Maize continued to enjoy strong growth in exports with an impressive 8.5% year-on-year surge in volumes exported at 1.64 million tonnes in Q3 dominated by yellow maize (81%) followed by white maize (19%) according to the South African Grain Information Services (SAGIS) data.
The path forward
The sector must continue to agitate for gains in market share and expand to new markets. Retaining and growing the export market provides an opportunity for expansion and foreign earnings.
This stellar performance was however not without hurdles and the longstanding trade distortions such as the uncompetitive phytosanitary measures on citrus by the EU, dilapidated roads, challenges at ports and railway infrastructure are yet to be finally concluded. Nonetheless, navigation around these issues with increased collaboration between industry players and Transnet has played a huge role in ensuring this good performance.

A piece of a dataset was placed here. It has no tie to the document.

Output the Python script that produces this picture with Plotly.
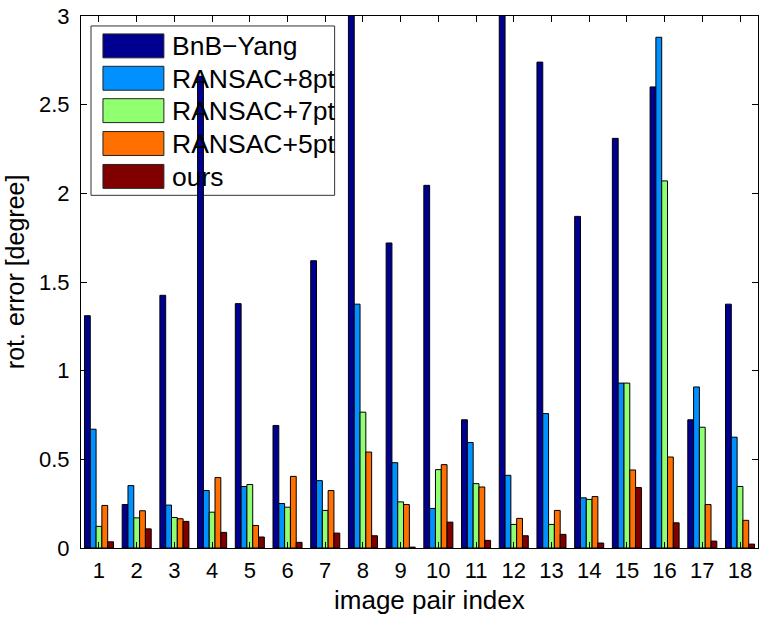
import plotly.graph_objects as go

pairs = list(range(1, 19))
series_names = ["BnB\u2212Yang", "RANSAC+8pt", "RANSAC+7pt", "RANSAC+5pt", "ours"]
bnb_yang = [1.31, 0.245, 1.425, 2.66, 1.378, 0.691, 1.62, 3.6, 1.72, 2.045, 0.723, 3.6, 2.74, 1.87, 2.31, 2.60, 0.723, 1.375]
ransac_8pt = [0.67, 0.352, 0.242, 0.324, 0.347, 0.251, 0.38, 1.375, 0.481, 0.223, 0.595, 0.41, 0.758, 0.283, 0.93, 2.88, 0.908, 0.625]
ransac_7pt = [0.122, 0.17, 0.172, 0.202, 0.358, 0.23, 0.212, 0.766, 0.26, 0.442, 0.363, 0.133, 0.133, 0.274, 0.93, 2.07, 0.681, 0.347]
ransac_5pt = [0.24, 0.21, 0.165, 0.397, 0.127, 0.404, 0.324, 0.541, 0.245, 0.47, 0.344, 0.167, 0.212, 0.29, 0.44, 0.513, 0.245, 0.156]
ours = [0.035, 0.108, 0.15, 0.088, 0.062, 0.032, 0.084, 0.069, 0.005, 0.146, 0.043, 0.069, 0.077, 0.028, 0.341, 0.142, 0.039, 0.022]
series_values = [bnb_yang, ransac_8pt, ransac_7pt, ransac_5pt, ours]
colors = ["#000090", "#0090FF", "#90FF70", "#FF7000", "#800000"]
y_ticks = [0, 0.5, 1, 1.5, 2, 2.5, 3]
y_tick_labels = ["0", "0.5", "1", "1.5", "2", "2.5", "3"]

W, H = 763, 617
L, R, T, B = 81, 759, 14, 548
FONT = "Liberation Sans, Arial, Helvetica, sans-serif"

fig = go.Figure()
for name, vals, col in zip(series_names, series_values, colors):
    fig.add_trace(go.Bar(x=pairs, y=vals, name=name, marker=dict(color=col, line=dict(color="black", width=1)),
                         showlegend=False))

def px(xp):
    return (xp - L) / (R - L)

def py(yp):
    return (B - yp) / (B - T)

shapes = []
annotations = []
# legend box
shapes.append(dict(type="rect", xref="paper", yref="paper", x0=px(91), x1=px(335), y0=py(194), y1=py(24),
                   fillcolor="white", line=dict(color="#333333", width=1), layer="below"))
row_tops = [32, 64.5, 97, 130, 163]
for name, col, top in zip(series_names, colors, row_tops):
    shapes.append(dict(type="rect", xref="paper", yref="paper", x0=px(103), x1=px(164), y0=py(top + 24), y1=py(top),
                       fillcolor=col, line=dict(color="#222222", width=1), layer="below"))
    annotations.append(dict(text=name, xref="paper", yref="paper", x=px(170), y=py(top + 12.5),
                            xanchor="left", yanchor="middle", showarrow=False,
                            font=dict(family=FONT, size=26.5, color="black")))

annotations.append(dict(text="image pair index", xref="paper", yref="paper", x=px(430), y=py(600),
                        xanchor="center", yanchor="middle", showarrow=False,
                        font=dict(family=FONT, size=26, color="black")))
annotations.append(dict(text="rot. error [degree]", xref="paper", yref="paper", x=px(15), y=py(271),
                        xanchor="center", yanchor="middle", showarrow=False, textangle=-90,
                        font=dict(family=FONT, size=25, color="black")))

fig.update_layout(
    width=W, height=H,
    margin=dict(l=L, r=W - R, t=T, b=H - B, pad=0),
    plot_bgcolor="white", paper_bgcolor="white",
    barmode="group", bargap=0.23, bargroupgap=0,
    font=dict(family=FONT, size=22, color="black"),
    shapes=shapes, annotations=annotations,
    xaxis=dict(range=[0.523, 18.477], tickmode="array", tickvals=pairs, ticktext=[str(p) for p in pairs],
               ticks="inside", ticklen=6, tickcolor="black", showline=True, linecolor="black", linewidth=1,
               mirror="ticks", showgrid=False, zeroline=False, ticklabelstandoff=3,
               tickfont=dict(family=FONT, size=22, color="black")),
    yaxis=dict(range=[0, 3], tickmode="array", tickvals=y_ticks, ticktext=y_tick_labels,
               ticks="inside", ticklen=6, tickcolor="black", showline=True, linecolor="black", linewidth=1,
               mirror="ticks", showgrid=False, zeroline=False, ticklabelstandoff=6,
               tickfont=dict(family=FONT, size=22, color="black")),
)

fig.write_html("out.html")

Further, the sector is constantly adapting to the changing landscape and has expanded despite tough conditions. More work is needed to unlock new markets and improve logistics in terms of rail and ports all of which are achievable through increased collaboration with government and the relevant State-Owned Enterprises (SOEs).
Seizing opportunities
The long-term outlook is still positive on the back of the renewed impetus to open export markets following the conclusion of deals for exports of avocados to China and the reopening of the Saudi Arabian market for SA meat. The sector should take advantage of the recent success of the BRICS summit in SA to explore this market with 6 additional members.
From a volume perspective, the sector should take advantage of increased capacity in terms of prior investment in orchards with the non-bearing equivalent for citrus commodities at approximately 43%, 31%, and 21% for soft citrus, lemons, and grapefruit respectively. Even larger percentages are estimated for macadamias and avocados with non-bearing equivalents of 63% and 51% respectively. South African agriculture is therefore geared for export business and the wheels must continue to turn.